There will be moments in life when no matter how hard you try to resist, the weight of circumstances still settles heavy on your chest. Moments when people look at you with judgment and you pretend it doesn’t bother you, yet somehow you still feel defeated. I know that feeling. I carry it more often than I admit.

And in that heaviness, the questions begin to whisper, is this path still worth taking? Is this love strong enough to hold me? What does it mean if the love I’m depending on feels uncertain?

I find myself craving something tangible, something steady to cling to. That even when the world misunderstands me or mistreats me, someone will choose to stay. Someone will hold me because he loves me… 

Maybe that’s why defeat makes me want to retreat into myself, crawl back into the safest place I know, and stop risking my heart altogether. 

Today I asked God for a sign, and He brought me to the verses about the prophecy of Jesus. In Isaiah, His name was first mentioned as Immanuel, “God with us.” It feels like such a personal reminder that in this journey, no matter how uncertain things may seem, I am not alone. I have Jesus, and my hope belongs in Him. If God was faithful to fulfill the prophecies spoken through Isaiah, then I can trust that He will also fulfill what He has started in me. My hope in Him is never wasted.

“Therefore the Lord himself will give you a sign. Behold, the virgin shall conceive and bear a son, and shall call his name Immanuel.” Isaiah 7:14 

I will wait for the Lord who is hiding his face from the house of Jacob and I will hope in Him. Isaiah 8:17

Dear God

Some losses come slow,

and some begin before the goodbye.

I know You are teaching me

to hold loosely,

even with my hands trembling.

So teach me how to ache well,

if love must ache to be faithful.

Take the one I love the most,

if surrender is the holiest thing I can offer.

But if mercy allows,

let love stay.

Let it grow roots.

Let it become a home.

Whatever You choose,

let me trust You more than my fear,

more than the outcome,

more than my dream.

Amen.

When the myrtle trees begin to flower, I always feel the season shift.

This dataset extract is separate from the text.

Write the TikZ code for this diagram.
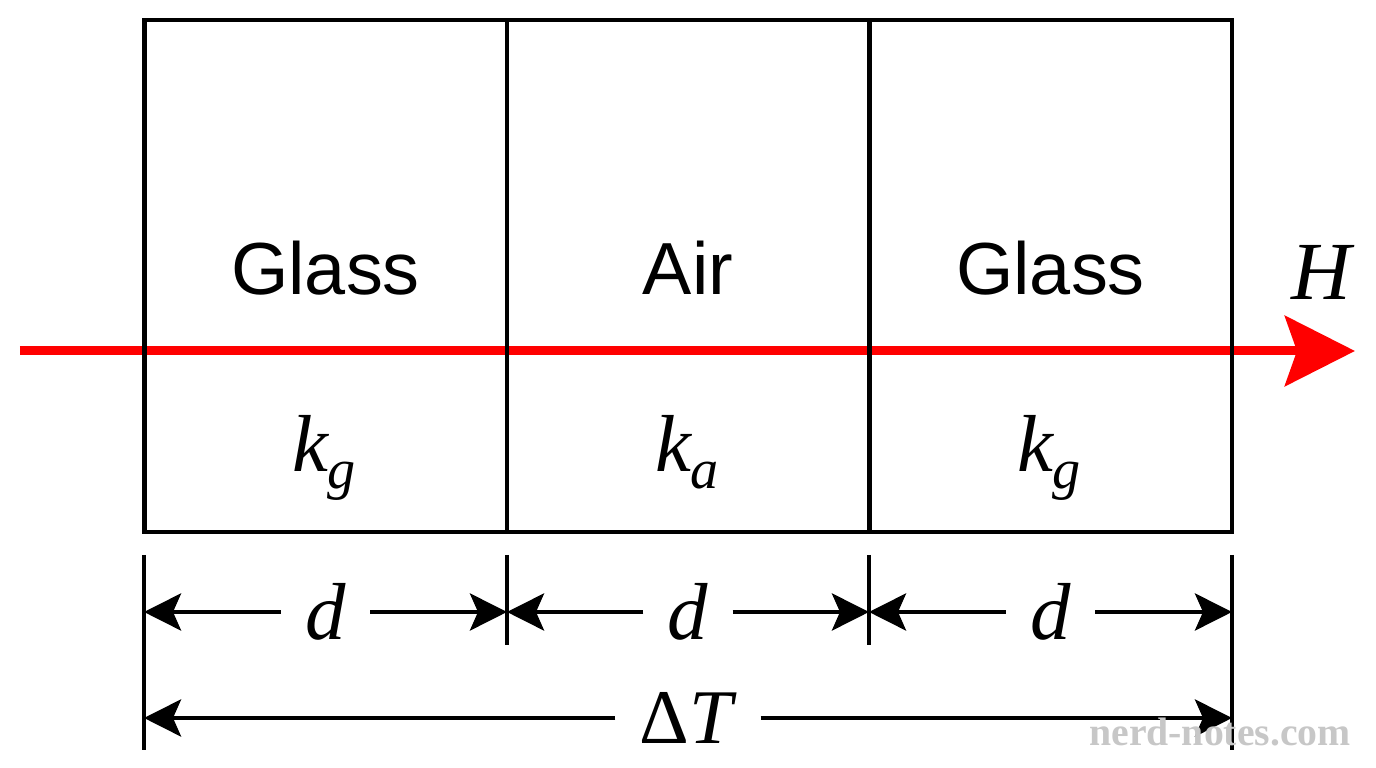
\documentclass[tikz,border=0pt]{standalone}
\usepackage{fontspec}
\setmainfont{Liberation Sans}
\newfontfamily\tnr{Liberation Serif}
\usetikzlibrary{arrows.meta}
\tikzset{
  cell/.style={rectangle,draw,line width=0.045cm,minimum width=3.625cm,minimum height=5.12cm,inner sep=0pt},
  matlabel/.style={anchor=base,inner sep=0pt,font=\fontsize{21}{24}\selectfont},
  varlabel/.style={anchor=base,inner sep=0pt,font=\tnr\itshape\fontsize{23}{26}\selectfont},
  dimlabel/.style={inner sep=0pt,minimum width=0.88cm,font=\tnr\itshape\fontsize{23}{26}\selectfont},
  tick/.style={line width=0.045cm},
  dim/.style={line width=0.045cm,-{Stealth[length=0.37cm,width=0.37cm,inset=0.08cm]}},
  heat/.style={red,line width=0.09cm,-{Stealth[length=0.70cm,width=0.70cm,inset=0.12cm]}},
  wmtext/.style={inner sep=0pt,text=black!22,font=\tnr\bfseries\fontsize{11.3}{13}\selectfont}
}
\newcommand{\subg}[1]{\raisebox{-4.6pt}{\fontsize{16}{16}\selectfont #1}}
\begin{document}
\begin{tikzpicture}
    \useasboundingbox (0,0) rectangle (13.76,7.68);

    % heat flow
    \coordinate (hin) at (0.20,4.17);
    \coordinate (hout) at (13.55,4.17);
    \draw[heat] (hin)--(hout);
    \node at (13.21,4.68) [varlabel,font=\tnr\itshape\fontsize{23.5}{26}\selectfont] (hlab) {H};

    % the three layers
    \node at (3.255,4.92) [cell] (c100) {};
    \node at (6.88,4.92) [cell] (c200) {};
    \node at (10.505,4.92) [cell] (c300) {};

    \node at (3.255,4.73) [matlabel] (m100) {Glass};
    \node at (6.88,4.73) [matlabel] (m200) {Air};
    \node at (10.505,4.73) [matlabel] (m300) {Glass};

    \node at (3.24,2.96) [varlabel] (k100) {k\subg{g}};
    \node at (6.87,2.96) [varlabel] (k200) {k\subg{a}};
    \node at (10.49,2.96) [varlabel] (k300) {k\subg{g}};

    % dimension ticks
    \coordinate (t100) at (1.44,2.13);
    \coordinate (t200) at (5.07,2.13);
    \coordinate (t300) at (8.69,2.13);
    \coordinate (t400) at (12.32,2.13);
    \coordinate (b100) at (1.44,0.18);
    \coordinate (b200) at (5.07,1.23);
    \coordinate (b300) at (8.69,1.23);
    \coordinate (b400) at (12.32,0.18);
    \draw[tick] (t100)--(b100);
    \draw[tick] (t200)--(b200);
    \draw[tick] (t300)--(b300);
    \draw[tick] (t400)--(b400);

    % thickness of each layer
    \coordinate (a100) at (1.44,1.56);
    \coordinate (a200) at (5.07,1.56);
    \coordinate (a300) at (8.69,1.56);
    \coordinate (a400) at (12.32,1.56);
    \node at (3.255,1.56) [dimlabel] (d100) {d};
    \node at (6.88,1.56) [dimlabel] (d200) {d};
    \node at (10.505,1.56) [dimlabel] (d300) {d};
    \draw[dim] (d100)--(a100);
    \draw[dim] (d100)--(a200);
    \draw[dim] (d200)--(a200);
    \draw[dim] (d200)--(a300);
    \draw[dim] (d300)--(a300);
    \draw[dim] (d300)--(a400);

    % temperature difference
    \coordinate (e100) at (1.44,0.50);
    \coordinate (e400) at (12.32,0.50);
    \node at (6.88,0.50) [dimlabel,minimum width=1.44cm,font=\tnr\fontsize{22}{26}\selectfont] (dT) {Δ\textit{T}};
    \draw[dim] (dT)--(e100);
    \draw[dim] (dT)--(e400);

    \node at (12.20,0.36) [wmtext] (wm) {nerd-notes.com};
\end{tikzpicture}
\end{document}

Their soft pink and white petals lining the streets remind me of the first summer I officially moved to Houston. I can still recall the strange mix of uncertainty and hope that clung to my thoughts. And each year, as the blossoms return, so does the memory of how far I’ve come and how much I’ve changed.

Over time, I think I’ve evolved into someone softer, but also someone who carries the warmth of summer. I’ve learned to love the golden hours that stretch longer than they should. I’ve grown into someone who no longer rushes through seasons, but embraces stillness. I’ve learned that storms will roll in unannounced and that life never quite stops being uncertain, no matter how long you stay or how far you’ve come.

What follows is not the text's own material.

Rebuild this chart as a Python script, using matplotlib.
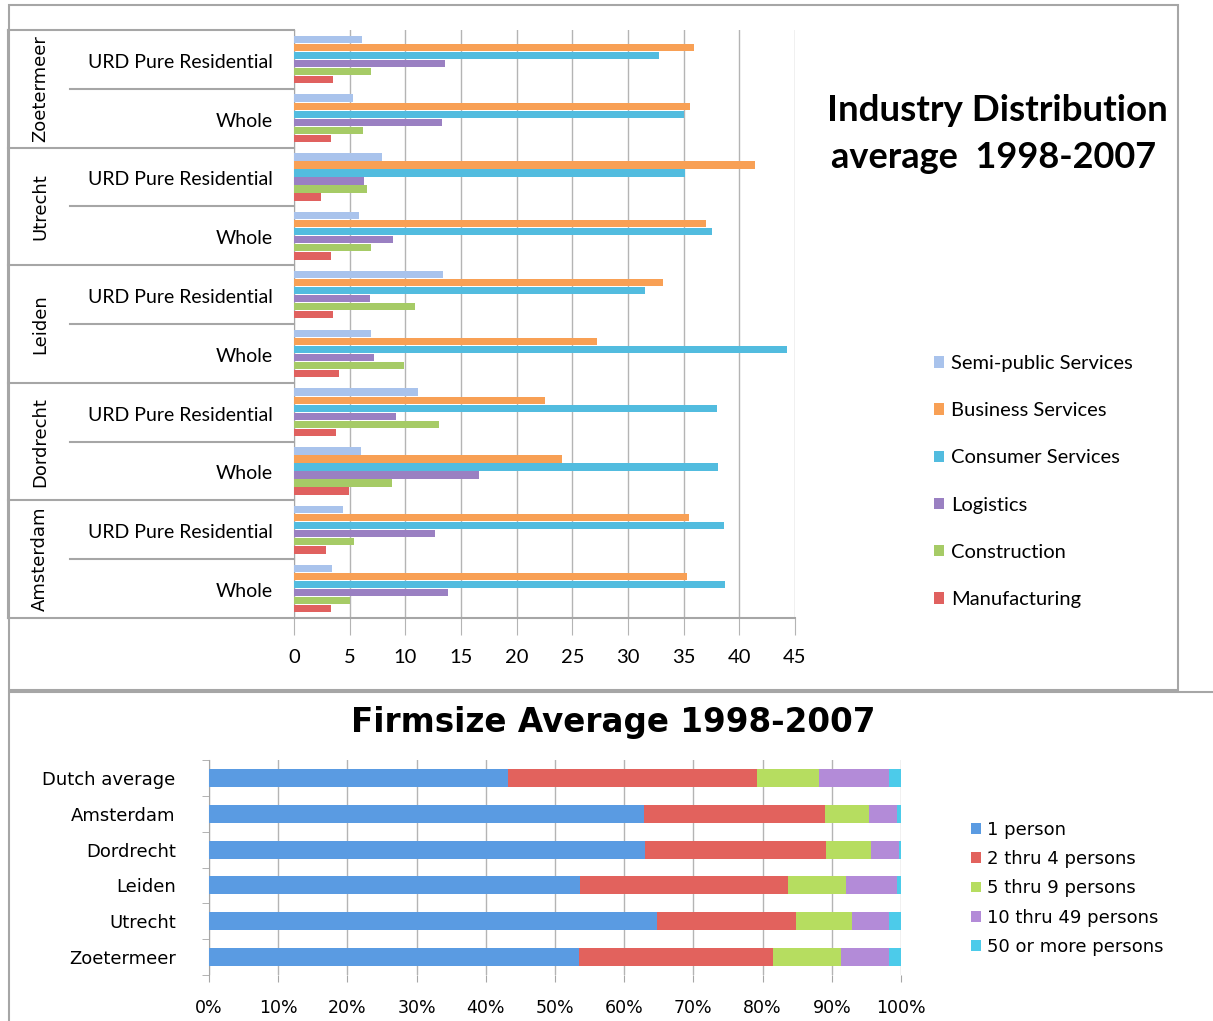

We don’t hold life, not really. But that’s where the beauty lies. Like summer, life unfolds in seasons with its own timing, its own surprises. We can’t plan every storm or bloom, but we learn to meet them when they come.

So I keep going not always knowing, but always hoping. Hoping for more warmth than cold, more light than shadow. Hoping that, like summer, life will continue to return with something new, something tender, something worth waiting for.

It’s Monday,
but my heart stayed behind,
in the quiet of my living room,
with soft light,
wet paint,
and plants that don’t rush time.

when God answers your prayers
one by one
and the waiting feels like wonder—
but still,
there’s a whisper,
soft and low,
that sounds a little like fear,
a little like doubt.

maybe your heart
doesn’t know what to do
with good things
that come like miracles.
maybe you still feel
a little undeserving.

but even then—
His Word says:
He is faithful.
He is merciful.
He is full of grace.
and He loves you.

every good gift.
every perfect gift.
comes from above.

so hope.
even if your hands shake.
even if your voice trembles.
hope—
because the One who promised
is faithful.

Luke 22:32a

“But I have prayed for you that your faith may not fail you.”

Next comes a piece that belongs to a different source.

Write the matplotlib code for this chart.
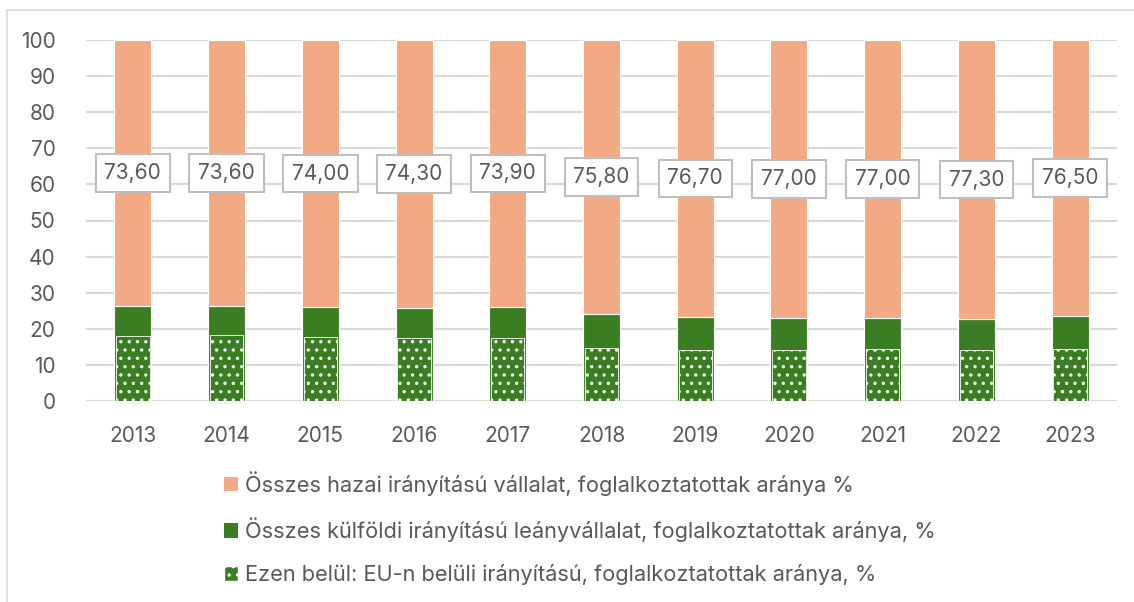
import matplotlib
matplotlib.use("Agg")
import matplotlib.pyplot as plt
from matplotlib.patches import Patch
import numpy as np

plt.rcParams['font.family'] = ['Inter', 'DejaVu Sans']
plt.rcParams['hatch.color'] = 'white'
plt.rcParams['hatch.linewidth'] = 1.2

years = ['2013', '2014', '2015', '2016', '2017', '2018', '2019', '2020', '2021', '2022', '2023']
hazai = [73.6, 73.6, 74.0, 74.3, 73.9, 75.8, 76.7, 77.0, 77.0, 77.3, 76.5]
kulfoldi = [26.4, 26.4, 26.0, 25.7, 26.1, 24.2, 23.3, 23.0, 23.0, 22.7, 23.5]
eu = [18.1, 18.2, 17.6, 17.4, 17.4, 14.7, 14.2, 14.0, 14.3, 14.0, 14.5]

labels = ['Összes hazai irányítású vállalat, foglalkoztatottak aránya %',
          'Összes külföldi irányítású leányvállalat, foglalkoztatottak aránya, %',
          'Ezen belül: EU-n belüli irányítású, foglalkoztatottak aránya, %']

c_orange = '#F2AA84'
c_green = '#3B7D23'
txt = '#595959'

fig = plt.figure(figsize=(11.34, 6.02), dpi=100)
ax = fig.add_axes([86/1134, 1-401/602, 1031/1134, 361/602])

x = np.arange(len(years))
w = 0.395
ax.bar(x, kulfoldi, w, color=c_green, edgecolor='white', linewidth=0.8, zorder=2)
ax.bar(x, hazai, w, bottom=kulfoldi, color=c_orange, edgecolor='white', linewidth=0.8, zorder=2)
ax.bar(x, eu, 0.355, color=c_green, edgecolor='white', hatch='..', linewidth=0.6, zorder=3)

for xi, k, h in zip(x, kulfoldi, hazai):
    ax.text(xi, k + h / 2, f'{h:.2f}'.replace('.', ','), ha='center', va='center',
            fontsize=15, color=txt, zorder=5,
            bbox=dict(boxstyle='square,pad=0.42', fc='white', ec='#BFBFBF', lw=1.5))

ax.set_xlim(-0.5, len(years) - 0.5)
ax.set_ylim(0, 100)
ax.set_yticks(range(0, 101, 10))
ax.set_xticks(x)
ax.set_xticklabels(years)
ax.yaxis.grid(True, color='#D9D9D9', linewidth=1.5, zorder=0)
ax.set_axisbelow(True)
for s in ax.spines.values():
    s.set_visible(False)
ax.tick_params(axis='both', length=0, labelsize=15, colors=txt)
ax.tick_params(axis='y', pad=22)
ax.tick_params(axis='x', pad=18)

handles = [Patch(facecolor=c_orange, edgecolor='none'),
           Patch(facecolor=c_green, edgecolor='none'),
           Patch(facecolor=c_green, edgecolor='white', hatch='..')]
leg = fig.legend(handles, labels, loc='upper left', bbox_to_anchor=(213/1134, 1-460/602),
                 frameon=False, fontsize=15.7, labelcolor=txt, handlelength=0.65,
                 handleheight=0.65, handletextpad=0.3, labelspacing=1.0, borderpad=0)

# chart border (left and top visible)
fig.add_artist(plt.Line2D([7/1134, 7/1134], [0, 1-10/602], transform=fig.transFigure,
                          color='#D9D9D9', lw=1.2))
fig.add_artist(plt.Line2D([7/1134, 1], [1-10/602, 1-10/602], transform=fig.transFigure,
                          color='#D9D9D9', lw=1.2))

fig.savefig('out.png', dpi=100)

This verse has been lingering in my heart for the past few days. I find it incredible that Jesus prayed for Peter—specifically and personally—knowing full well that Peter would deny Him three times. And yet, the content of Jesus’ prayer is so reassuring: that Peter’s faith would not fail. It speaks of God’s sustaining power, even in the most difficult moments.

I often see myself in Peter—weak, afraid, and at times, resistant to the Holy Spirit’s work in my heart. There are moments when I deny God, not always in words, but in my actions and thoughts. And yet, just as Jesus remembered Peter, He also remembers me. I can almost hear Him say, “I have prayed for you, Aileen, that your faith may not fail.”

This verse feels like a warm embrace, a reminder that God’s grace, mercy, and love cover even the most broken and messy versions of myself. I hold on to the promise that my faith will not fail me because He is the one who sustains it. But more than that, I pray that I will not fail God. And if I do, I pray that I will be quick to repent and trust in His unending grace.